Gaffney was in good voice, deploying a firm, understated approach in which justified confidence is placed in the songs and no attempt is made to strain for effect. He was at his best on the ballad “Man of Somebody’s Dreams.” It’s a shame that the otherwise up-tempo set couldn’t have been extended to include a few more of his slow, sad catalogue nuggets.

Gaffney is scheduled to record his third studio album later this month with producer Dave Alvin (with whom Gaffney wrote “ ‘68,” a brilliant, four-minute tragicomic novella of a Chuck Berry-licks rocker that tells what happens when good buddies go off to a terrible war). Maybe Alvin, who has the on-stage stature and dynamism to lend his own vividly etched character studies some extra vibrancy in performance, can give Gaffney some pointers in the subtle art of being theatrical without being blatant.

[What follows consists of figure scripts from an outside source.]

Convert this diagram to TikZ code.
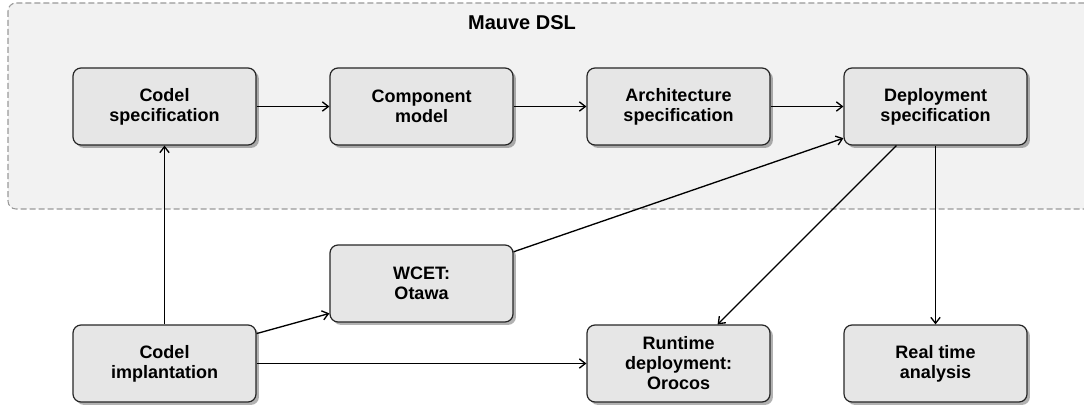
\documentclass[tikz,border=0pt]{standalone}
\usepackage{fontspec}
\setmainfont{Liberation Sans}
\usepackage{xcolor}
\usetikzlibrary{arrows.meta,shadows,positioning}
\definecolor{dslfill}{HTML}{F2F2F2}
\definecolor{dsledge}{HTML}{999999}
\definecolor{boxfill}{HTML}{E6E6E6}
\begin{document}
\begin{tikzpicture}[x=0.75pt,y=-0.75pt,>={Straight Barb[length=4.5pt,width=7pt]}]
    \tikzset{
        blk/.style={draw=black!85, line width=0.9pt, fill=boxfill, rounded corners=6pt, align=center,
            minimum width=137.25pt, minimum height=57.75pt, inner sep=2pt,
            font=\fontsize{13.5}{15}\selectfont\bfseries,
            drop shadow={shadow xshift=2.2pt, shadow yshift=-2.2pt, fill=black, opacity=0.3}},
        a/.style={->, line width=1pt},
    }
        \clip (0,0) rectangle (1084,406);

        \draw[dsledge, line width=0.8pt, fill=dslfill, rounded corners=6pt, dash pattern=on 4.5pt off 2.25pt] (8,3) rectangle (1110,209);
        \node[font=\fontsize{15}{17}\selectfont\bfseries] (title) at (522,22.5) {Mauve DSL};

        \node[blk] (cspec)  at (164.5,106.5) {Codel\\specification};
        \node[blk] (comp)   at (421.5,106.5) {Component\\model};
        \node[blk] (arch)   at (678.5,106.5) {Architecture\\specification};
        \node[blk] (deploy) at (935.5,106.5) {Deployment\\specification};
        \node[blk] (wcet)   at (421.5,283.5) {WCET:\\Otawa};
        \node[blk] (cimpl)  at (164.5,363.5) {Codel\\implantation};
        \node[blk] (orocos) at (678.5,363.5) {Runtime\\deployment:\\Orocos};
        \node[blk] (rta)    at (935.5,363.5) {Real time\\analysis};

        \draw [a] (cspec) -- (comp);
        \draw [a] (comp) -- (arch);
        \draw [a] (arch) -- (deploy);
        \draw [a] (cimpl) -- (cspec);
        \draw [a] (cimpl.18) -- (wcet.198);
        \draw [a] (cimpl) -- (orocos);
        \draw [a] (wcet.19) -- (deploy.199);
        \draw [a] (deploy.225) -- (orocos.45);
        \draw [a] (deploy) -- (rta);
    \end{tikzpicture}
\end{document}
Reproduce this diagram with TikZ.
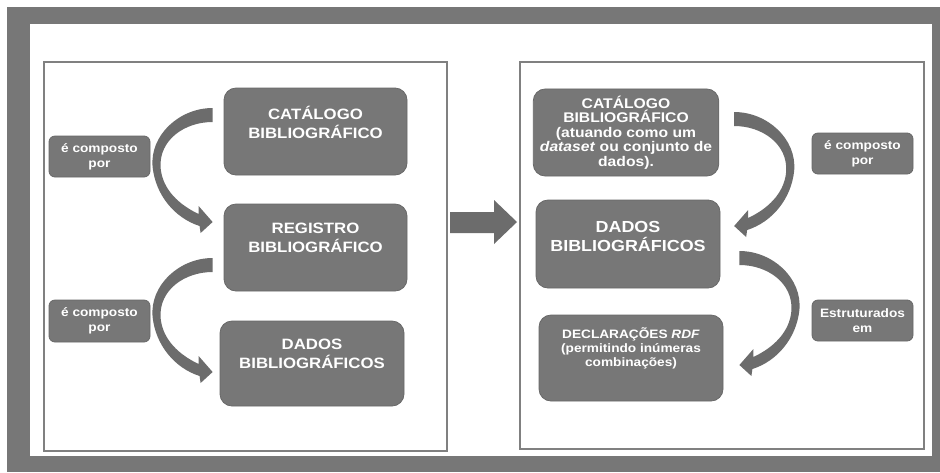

Maybe Gaffney and band finally will get a deserved chance to do the extensive touring that would provide the practice band members need to make a successful shift from bar-marathoners to concert-sprinters. But it won’t be a tragedy if Gaffney remains where and what he is--a hometown hero with a terrific band, a national reputation among the grass-roots cognoscenti for songwriting excellence, and the chance, every two years or so, to add to that reputation with another album.